Using the listing below, select the lines with the word "this" and copy them.

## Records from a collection
[START]
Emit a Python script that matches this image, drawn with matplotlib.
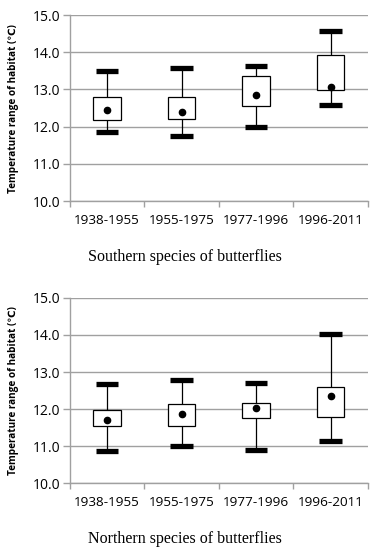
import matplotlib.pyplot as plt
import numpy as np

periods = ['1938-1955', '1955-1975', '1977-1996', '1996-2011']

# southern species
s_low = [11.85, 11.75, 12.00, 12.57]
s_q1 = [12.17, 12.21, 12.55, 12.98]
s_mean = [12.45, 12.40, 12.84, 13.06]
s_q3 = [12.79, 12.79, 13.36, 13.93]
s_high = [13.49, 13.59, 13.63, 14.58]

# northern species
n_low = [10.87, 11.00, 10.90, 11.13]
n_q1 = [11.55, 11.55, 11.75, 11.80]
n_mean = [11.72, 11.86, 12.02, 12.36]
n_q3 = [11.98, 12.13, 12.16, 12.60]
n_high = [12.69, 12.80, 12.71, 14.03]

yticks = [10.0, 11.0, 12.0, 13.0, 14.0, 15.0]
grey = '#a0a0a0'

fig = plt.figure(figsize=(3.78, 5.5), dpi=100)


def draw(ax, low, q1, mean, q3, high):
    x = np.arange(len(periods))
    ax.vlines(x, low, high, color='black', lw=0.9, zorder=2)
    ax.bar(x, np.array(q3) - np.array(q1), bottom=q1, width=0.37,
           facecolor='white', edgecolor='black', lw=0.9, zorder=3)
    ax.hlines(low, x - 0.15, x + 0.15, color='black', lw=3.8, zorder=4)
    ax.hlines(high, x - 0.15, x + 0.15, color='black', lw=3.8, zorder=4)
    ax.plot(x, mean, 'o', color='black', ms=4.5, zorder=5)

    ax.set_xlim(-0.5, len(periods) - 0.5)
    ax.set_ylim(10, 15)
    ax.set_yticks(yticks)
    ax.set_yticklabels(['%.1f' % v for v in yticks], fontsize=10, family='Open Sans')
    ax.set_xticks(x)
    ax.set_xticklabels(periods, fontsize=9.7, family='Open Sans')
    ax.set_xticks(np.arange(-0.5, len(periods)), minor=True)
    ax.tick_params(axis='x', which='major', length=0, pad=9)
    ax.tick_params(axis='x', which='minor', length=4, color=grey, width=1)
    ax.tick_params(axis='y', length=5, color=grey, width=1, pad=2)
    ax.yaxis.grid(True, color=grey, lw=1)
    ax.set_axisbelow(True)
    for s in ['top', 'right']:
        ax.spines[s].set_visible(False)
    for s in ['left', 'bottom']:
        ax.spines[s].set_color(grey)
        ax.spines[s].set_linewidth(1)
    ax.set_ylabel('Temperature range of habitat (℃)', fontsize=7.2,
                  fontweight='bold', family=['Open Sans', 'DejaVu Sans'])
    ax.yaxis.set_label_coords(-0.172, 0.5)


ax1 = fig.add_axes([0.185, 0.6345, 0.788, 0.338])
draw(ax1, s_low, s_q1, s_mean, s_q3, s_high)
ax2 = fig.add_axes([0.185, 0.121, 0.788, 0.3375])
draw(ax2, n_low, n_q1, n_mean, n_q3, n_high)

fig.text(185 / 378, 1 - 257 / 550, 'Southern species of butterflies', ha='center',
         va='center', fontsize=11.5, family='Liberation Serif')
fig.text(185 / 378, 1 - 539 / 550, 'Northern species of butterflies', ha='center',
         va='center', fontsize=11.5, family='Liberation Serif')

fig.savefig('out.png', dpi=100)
[END]
[START]
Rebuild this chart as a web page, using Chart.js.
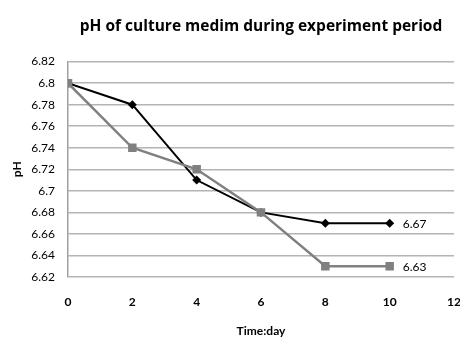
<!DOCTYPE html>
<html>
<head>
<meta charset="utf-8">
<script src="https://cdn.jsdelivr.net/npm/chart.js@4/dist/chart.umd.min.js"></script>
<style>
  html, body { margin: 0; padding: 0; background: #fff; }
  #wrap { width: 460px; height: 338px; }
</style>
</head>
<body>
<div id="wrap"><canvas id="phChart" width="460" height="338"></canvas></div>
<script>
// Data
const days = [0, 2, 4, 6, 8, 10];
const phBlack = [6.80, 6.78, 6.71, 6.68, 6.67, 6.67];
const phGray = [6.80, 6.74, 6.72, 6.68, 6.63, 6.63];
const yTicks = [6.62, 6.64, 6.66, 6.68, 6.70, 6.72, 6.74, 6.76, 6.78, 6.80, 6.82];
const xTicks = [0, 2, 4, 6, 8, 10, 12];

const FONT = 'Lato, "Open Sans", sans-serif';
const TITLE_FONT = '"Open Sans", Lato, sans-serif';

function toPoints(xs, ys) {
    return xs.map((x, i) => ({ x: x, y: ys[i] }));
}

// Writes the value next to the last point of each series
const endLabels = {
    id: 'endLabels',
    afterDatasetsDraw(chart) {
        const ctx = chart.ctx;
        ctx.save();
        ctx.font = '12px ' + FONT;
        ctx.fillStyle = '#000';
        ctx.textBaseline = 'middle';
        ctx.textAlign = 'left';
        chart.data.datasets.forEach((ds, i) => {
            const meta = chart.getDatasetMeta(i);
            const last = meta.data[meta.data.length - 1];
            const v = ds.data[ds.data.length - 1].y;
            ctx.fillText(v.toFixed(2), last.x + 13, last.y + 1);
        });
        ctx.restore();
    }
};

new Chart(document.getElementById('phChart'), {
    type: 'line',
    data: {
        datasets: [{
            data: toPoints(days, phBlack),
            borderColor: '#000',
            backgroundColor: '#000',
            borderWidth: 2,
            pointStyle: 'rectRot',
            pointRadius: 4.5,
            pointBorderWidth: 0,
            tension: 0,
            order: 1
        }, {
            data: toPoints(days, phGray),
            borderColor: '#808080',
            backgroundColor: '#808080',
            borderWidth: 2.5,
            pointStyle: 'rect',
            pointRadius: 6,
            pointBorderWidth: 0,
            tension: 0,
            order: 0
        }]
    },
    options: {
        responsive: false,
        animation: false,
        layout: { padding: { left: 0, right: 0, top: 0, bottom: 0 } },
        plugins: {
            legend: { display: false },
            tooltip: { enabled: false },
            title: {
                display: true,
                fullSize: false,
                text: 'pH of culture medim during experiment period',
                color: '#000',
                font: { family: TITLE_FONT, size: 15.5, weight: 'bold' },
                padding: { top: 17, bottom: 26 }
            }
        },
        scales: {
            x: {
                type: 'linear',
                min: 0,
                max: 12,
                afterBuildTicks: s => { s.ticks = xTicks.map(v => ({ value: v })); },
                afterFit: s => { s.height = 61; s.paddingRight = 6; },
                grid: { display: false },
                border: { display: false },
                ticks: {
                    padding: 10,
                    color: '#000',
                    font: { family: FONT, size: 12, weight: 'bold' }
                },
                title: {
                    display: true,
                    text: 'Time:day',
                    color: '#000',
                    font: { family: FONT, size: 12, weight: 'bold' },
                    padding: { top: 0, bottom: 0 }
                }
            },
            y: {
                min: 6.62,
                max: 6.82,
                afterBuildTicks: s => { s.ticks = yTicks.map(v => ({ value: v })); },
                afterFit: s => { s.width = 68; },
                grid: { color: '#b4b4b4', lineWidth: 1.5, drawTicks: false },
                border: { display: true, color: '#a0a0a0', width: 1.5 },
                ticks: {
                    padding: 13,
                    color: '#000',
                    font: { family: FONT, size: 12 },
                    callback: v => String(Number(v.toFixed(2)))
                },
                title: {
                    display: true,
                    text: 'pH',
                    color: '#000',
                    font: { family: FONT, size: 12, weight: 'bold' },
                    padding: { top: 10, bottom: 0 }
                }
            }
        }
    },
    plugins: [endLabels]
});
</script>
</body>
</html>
[END]
## COMPLETE ANSWER
Emit a Python script that matches this image, drawn with matplotlib.
Rebuild this chart as a web page, using Chart.js.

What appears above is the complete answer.